On commence à raconter sur lui des choses étranges, impossibles, stupides, dont les idiots seuls s'égaient d'abord, puis la rumeur montant, montant toujours, il devient pour tous l'original de la contrée, et Dieu sait combien de ces luttes d'un seul contre tous, combien de ces comédies sociales, d'abord futiles, finissent par s'élever à la proportion de drames terribles ! Autant en effet il est difficile aux grandes et sublimes idées de faire leur chemin, autant il n'est pas de plate méchanceté, pas d'horreurs, pas de conte absurde qu'on ne fasse adopter bien vite aux oisifs d'une petite ville. Le tout est de bien s'y prendre, et c'est une triste justice à rendre à la province, mais elle fourmille sous ce rapport de gens d'une adresse à faire peur !

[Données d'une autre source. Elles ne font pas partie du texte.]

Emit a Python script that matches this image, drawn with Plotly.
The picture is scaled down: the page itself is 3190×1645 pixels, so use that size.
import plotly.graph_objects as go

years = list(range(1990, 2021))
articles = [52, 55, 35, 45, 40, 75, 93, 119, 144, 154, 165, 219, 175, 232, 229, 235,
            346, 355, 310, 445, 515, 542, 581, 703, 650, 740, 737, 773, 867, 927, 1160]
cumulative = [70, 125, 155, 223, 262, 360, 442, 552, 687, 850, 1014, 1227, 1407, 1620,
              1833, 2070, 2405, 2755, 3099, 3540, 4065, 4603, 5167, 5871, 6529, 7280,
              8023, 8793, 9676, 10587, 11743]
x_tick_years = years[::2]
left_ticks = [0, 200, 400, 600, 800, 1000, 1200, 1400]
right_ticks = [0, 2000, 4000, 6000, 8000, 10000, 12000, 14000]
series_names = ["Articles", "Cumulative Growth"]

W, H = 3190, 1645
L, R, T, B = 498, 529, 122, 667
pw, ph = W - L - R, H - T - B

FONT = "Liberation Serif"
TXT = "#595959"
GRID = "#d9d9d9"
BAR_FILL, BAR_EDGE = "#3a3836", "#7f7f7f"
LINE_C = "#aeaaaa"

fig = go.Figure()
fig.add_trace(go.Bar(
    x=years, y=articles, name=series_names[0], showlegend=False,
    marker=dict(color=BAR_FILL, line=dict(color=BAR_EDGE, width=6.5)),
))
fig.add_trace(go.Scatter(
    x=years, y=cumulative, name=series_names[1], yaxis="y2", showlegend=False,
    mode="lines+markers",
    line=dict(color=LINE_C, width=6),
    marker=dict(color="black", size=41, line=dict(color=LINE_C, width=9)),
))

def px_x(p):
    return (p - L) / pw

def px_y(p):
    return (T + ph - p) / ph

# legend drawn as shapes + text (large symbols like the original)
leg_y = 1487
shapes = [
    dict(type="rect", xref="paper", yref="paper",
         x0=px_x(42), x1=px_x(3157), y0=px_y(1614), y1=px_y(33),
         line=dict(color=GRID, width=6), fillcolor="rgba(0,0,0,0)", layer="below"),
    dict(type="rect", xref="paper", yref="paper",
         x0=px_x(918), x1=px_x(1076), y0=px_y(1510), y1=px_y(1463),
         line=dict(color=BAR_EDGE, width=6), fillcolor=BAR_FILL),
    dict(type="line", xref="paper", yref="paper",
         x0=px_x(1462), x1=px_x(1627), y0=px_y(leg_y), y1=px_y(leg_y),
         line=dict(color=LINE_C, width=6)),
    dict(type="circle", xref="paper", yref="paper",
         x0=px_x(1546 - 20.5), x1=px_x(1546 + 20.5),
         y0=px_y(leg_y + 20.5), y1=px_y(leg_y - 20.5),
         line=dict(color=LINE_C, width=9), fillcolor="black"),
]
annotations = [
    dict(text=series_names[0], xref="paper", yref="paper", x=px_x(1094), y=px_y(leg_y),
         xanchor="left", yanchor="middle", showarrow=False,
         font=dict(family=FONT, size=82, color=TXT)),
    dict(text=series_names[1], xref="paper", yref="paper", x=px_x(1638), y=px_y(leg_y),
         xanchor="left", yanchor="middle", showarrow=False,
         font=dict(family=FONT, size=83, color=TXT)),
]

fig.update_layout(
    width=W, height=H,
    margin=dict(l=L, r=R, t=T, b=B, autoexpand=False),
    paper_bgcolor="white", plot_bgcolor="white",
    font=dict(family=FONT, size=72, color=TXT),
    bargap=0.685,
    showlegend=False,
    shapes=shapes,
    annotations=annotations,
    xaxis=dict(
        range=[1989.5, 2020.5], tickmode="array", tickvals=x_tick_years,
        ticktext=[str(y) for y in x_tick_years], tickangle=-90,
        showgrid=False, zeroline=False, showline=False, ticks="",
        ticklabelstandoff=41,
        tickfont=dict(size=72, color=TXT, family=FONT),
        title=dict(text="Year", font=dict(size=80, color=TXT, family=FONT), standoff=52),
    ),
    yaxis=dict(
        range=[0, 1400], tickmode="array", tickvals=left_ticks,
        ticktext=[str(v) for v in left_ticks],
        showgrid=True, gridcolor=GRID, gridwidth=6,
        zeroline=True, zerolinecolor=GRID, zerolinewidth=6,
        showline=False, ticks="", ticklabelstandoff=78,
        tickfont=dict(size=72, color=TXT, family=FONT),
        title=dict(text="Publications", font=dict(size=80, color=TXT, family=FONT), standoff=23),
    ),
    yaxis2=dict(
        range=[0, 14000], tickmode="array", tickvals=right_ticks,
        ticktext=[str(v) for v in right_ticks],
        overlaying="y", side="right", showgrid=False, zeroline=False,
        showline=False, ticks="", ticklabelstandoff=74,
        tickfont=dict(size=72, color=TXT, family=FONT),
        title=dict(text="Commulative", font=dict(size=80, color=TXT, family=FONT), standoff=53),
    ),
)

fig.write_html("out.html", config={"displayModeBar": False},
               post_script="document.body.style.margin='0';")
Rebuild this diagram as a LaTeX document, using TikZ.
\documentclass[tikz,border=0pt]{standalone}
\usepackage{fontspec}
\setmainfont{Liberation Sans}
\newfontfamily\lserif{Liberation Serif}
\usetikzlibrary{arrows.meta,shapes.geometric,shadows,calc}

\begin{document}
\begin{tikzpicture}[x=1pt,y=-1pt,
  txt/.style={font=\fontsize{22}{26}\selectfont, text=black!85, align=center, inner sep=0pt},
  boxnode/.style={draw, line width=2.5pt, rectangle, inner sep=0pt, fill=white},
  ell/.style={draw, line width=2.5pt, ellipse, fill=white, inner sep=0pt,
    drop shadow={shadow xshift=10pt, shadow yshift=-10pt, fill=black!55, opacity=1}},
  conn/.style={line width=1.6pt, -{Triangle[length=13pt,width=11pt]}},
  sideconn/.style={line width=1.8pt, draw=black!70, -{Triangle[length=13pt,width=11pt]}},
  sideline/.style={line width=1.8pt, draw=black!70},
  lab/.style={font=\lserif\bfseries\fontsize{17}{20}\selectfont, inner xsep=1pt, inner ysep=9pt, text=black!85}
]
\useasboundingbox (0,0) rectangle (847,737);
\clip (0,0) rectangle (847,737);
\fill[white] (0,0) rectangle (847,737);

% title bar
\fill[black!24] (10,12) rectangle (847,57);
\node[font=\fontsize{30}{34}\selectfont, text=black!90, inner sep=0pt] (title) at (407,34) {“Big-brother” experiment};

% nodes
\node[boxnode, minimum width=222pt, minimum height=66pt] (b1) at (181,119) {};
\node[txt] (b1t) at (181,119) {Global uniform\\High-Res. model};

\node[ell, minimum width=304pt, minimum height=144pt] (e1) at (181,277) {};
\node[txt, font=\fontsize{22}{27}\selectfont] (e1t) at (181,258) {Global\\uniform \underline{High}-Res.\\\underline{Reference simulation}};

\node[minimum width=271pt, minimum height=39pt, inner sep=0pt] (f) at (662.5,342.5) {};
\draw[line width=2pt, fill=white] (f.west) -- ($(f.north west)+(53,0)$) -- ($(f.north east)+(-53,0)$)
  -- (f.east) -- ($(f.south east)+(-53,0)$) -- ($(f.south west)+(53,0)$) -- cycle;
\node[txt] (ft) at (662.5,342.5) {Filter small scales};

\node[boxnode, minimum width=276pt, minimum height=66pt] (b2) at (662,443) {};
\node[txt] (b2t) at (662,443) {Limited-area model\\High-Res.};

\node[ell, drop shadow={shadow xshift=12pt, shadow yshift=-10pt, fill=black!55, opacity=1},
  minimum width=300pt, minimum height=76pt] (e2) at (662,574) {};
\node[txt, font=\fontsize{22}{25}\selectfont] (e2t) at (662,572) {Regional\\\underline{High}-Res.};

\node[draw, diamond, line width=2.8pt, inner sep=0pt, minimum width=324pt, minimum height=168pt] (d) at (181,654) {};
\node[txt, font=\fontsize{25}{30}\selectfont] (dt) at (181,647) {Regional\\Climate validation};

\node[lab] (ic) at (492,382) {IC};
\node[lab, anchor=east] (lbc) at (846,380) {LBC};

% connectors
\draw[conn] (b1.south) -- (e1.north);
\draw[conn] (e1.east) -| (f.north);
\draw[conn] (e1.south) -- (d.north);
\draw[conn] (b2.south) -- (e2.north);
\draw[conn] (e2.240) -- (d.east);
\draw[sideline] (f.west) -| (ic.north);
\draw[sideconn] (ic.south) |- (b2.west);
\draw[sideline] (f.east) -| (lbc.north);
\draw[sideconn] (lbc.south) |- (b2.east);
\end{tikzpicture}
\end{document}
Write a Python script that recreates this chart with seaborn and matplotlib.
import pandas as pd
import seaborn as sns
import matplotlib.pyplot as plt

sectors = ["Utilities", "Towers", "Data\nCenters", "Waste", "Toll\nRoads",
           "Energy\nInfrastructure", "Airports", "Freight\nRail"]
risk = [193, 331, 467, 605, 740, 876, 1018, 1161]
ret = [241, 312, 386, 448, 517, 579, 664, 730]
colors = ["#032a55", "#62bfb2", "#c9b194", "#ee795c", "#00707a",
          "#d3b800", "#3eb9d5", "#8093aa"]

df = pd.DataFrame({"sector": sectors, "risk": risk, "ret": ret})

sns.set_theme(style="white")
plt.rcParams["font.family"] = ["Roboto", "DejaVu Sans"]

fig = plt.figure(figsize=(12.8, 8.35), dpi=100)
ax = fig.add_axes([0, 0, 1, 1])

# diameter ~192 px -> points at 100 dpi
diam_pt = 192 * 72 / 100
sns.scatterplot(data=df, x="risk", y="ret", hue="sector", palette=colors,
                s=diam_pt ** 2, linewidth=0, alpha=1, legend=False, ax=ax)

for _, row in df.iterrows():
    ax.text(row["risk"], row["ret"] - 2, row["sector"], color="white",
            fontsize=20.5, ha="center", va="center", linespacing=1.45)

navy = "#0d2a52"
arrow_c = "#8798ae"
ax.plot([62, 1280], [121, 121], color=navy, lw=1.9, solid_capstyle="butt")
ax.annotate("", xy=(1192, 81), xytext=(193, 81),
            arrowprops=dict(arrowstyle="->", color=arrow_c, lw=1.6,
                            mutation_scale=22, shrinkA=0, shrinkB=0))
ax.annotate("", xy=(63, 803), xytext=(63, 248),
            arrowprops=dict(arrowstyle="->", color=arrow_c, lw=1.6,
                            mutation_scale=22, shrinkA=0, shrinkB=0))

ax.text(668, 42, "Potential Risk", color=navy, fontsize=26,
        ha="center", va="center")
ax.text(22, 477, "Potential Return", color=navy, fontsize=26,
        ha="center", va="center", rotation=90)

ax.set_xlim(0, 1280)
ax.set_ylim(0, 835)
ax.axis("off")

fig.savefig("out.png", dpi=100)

D'abord un bruit léger, rasant le sol comme l'hirondelle avant l'orage, pianissimo, murmure et file, et sème en courant le trait empoisonné. Telle bouche le recueille et piano vous le glisse perfidement à l'oreille. Le mal est fait ; il germe, il rampe, il chemine et, rinforzando, de bouche en bouche, il va le diable ; puis tout à coup, je ne sais comment, vous voyez la calomnie se dresser, siffler, s'enfler, grandir à vue d’œil. Elle s'élance, étend son vol, tourbillonne, enveloppe, arrache, entraîne, éclate et tonne, et devient, la bêtise humaine aidant, un cri général, un crescendo public, un chorus universel de haine et de proscription... C'en est fait ! Le mot d'ordre est donné. Chacun crie : « Au fou ! au fou ! » Une porte d'asile d'aliénés s'ouvre... On y précipite celui qui a – comme dit Voltaire – le grand tort d'avoir raison contre tout le monde, et la pauvre victime de l'idiotisme ambiant s'en va méditer au fond d'un cabanon sur la mauvaise étoile qui l'a fait naître dans une succursale de la Béotie ».

 Karl-des-Monts (à l'état-civil Ernest de Garay). Un martyre dans une maison de fous. Bruxelles, 1863.